■ WORK TO COMPLETE ■
Where a line holds "matplotlib", copy it.

■ DATA SECTION ■
┄┄┄┄┄┄

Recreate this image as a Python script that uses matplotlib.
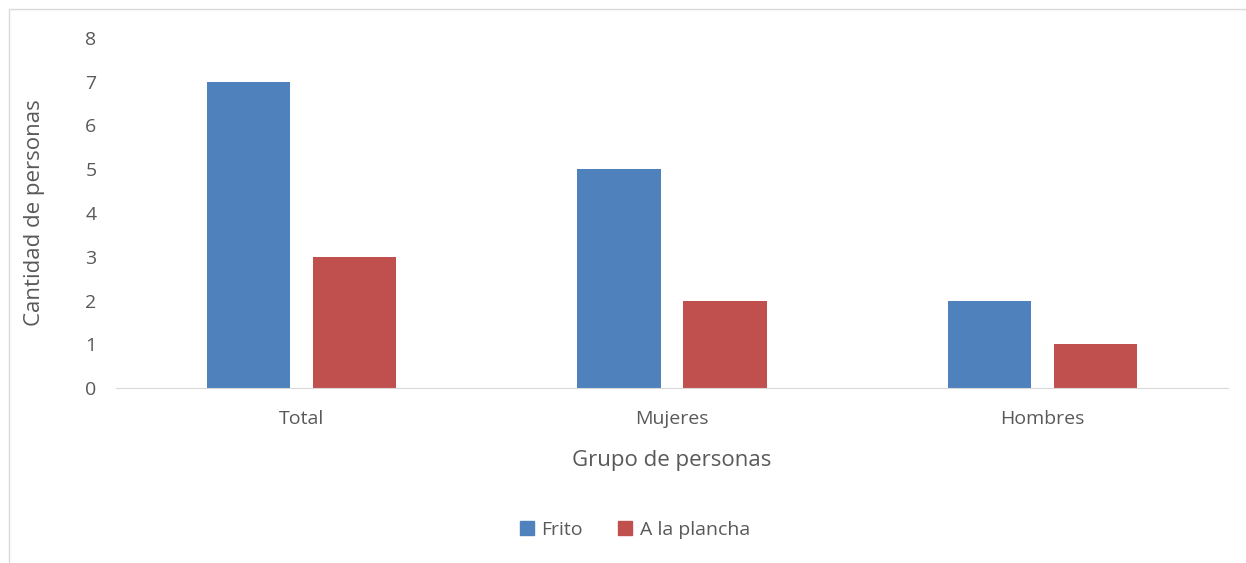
import matplotlib
matplotlib.use("Agg")
import matplotlib.pyplot as plt
from matplotlib.patches import Rectangle, Patch
import numpy as np

categories = ["Total", "Mujeres", "Hombres"]
frito = [7, 5, 2]
plancha = [3, 2, 1]
series_names = ["Frito", "A la plancha"]
yticks = [0, 1, 2, 3, 4, 5, 6, 7, 8]

plt.rcParams['font.family'] = ['Open Sans', 'DejaVu Sans']
txt = '#595959'
blue = '#4F81BD'
red = '#C0504D'

fig = plt.figure(figsize=(12.46, 5.63), dpi=100)
fig.patches.append(Rectangle((9/1246, -0.01), 1.1, 1 - 9/563 + 0.01, transform=fig.transFigure,
                             fill=False, edgecolor='#D9D9D9', linewidth=1))
ax = fig.add_axes([116/1246, 1 - 388/563, 1112/1246, 350/563])
x = np.arange(len(categories))
w = 0.224
off = 0.143
ax.bar(x - off, frito, w, color=blue, label=series_names[0])
ax.bar(x + off, plancha, w, color=red, label=series_names[1])
ax.set_xlim(-0.5, 2.5)
ax.set_ylim(0, 8)
ax.set_yticks(yticks)
ax.set_xticks(x)
ax.set_xticklabels(categories)
for s in ['top', 'right', 'left']:
    ax.spines[s].set_visible(False)
ax.spines['bottom'].set_color('#D9D9D9')
ax.tick_params(axis='both', length=0, labelsize=14, colors=txt)
ax.tick_params(axis='y', pad=14)
ax.tick_params(axis='x', pad=16)
ax.set_xlabel("Grupo de personas", fontsize=16, color=txt, labelpad=16)
ax.set_ylabel("Cantidad de personas", fontsize=16, color=txt, labelpad=29)
handles = [Patch(color=blue), Patch(color=red)]
fig.legend(handles, series_names, loc='center', bbox_to_anchor=(635/1246, 1 - 530/563), ncol=2,
           frameon=False, fontsize=14, labelcolor=txt, handlelength=0.7, handleheight=0.7,
           columnspacing=1.8, handletextpad=0.4)
fig.savefig("out.png", dpi=100)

┄┄┄┄┄┄

■ THE SOLUTION ■
Recreate this image as a Python script that uses matplotlib.
import matplotlib
matplotlib.use("Agg")
import matplotlib.pyplot as plt
from matplotlib.patches import Rectangle, Patch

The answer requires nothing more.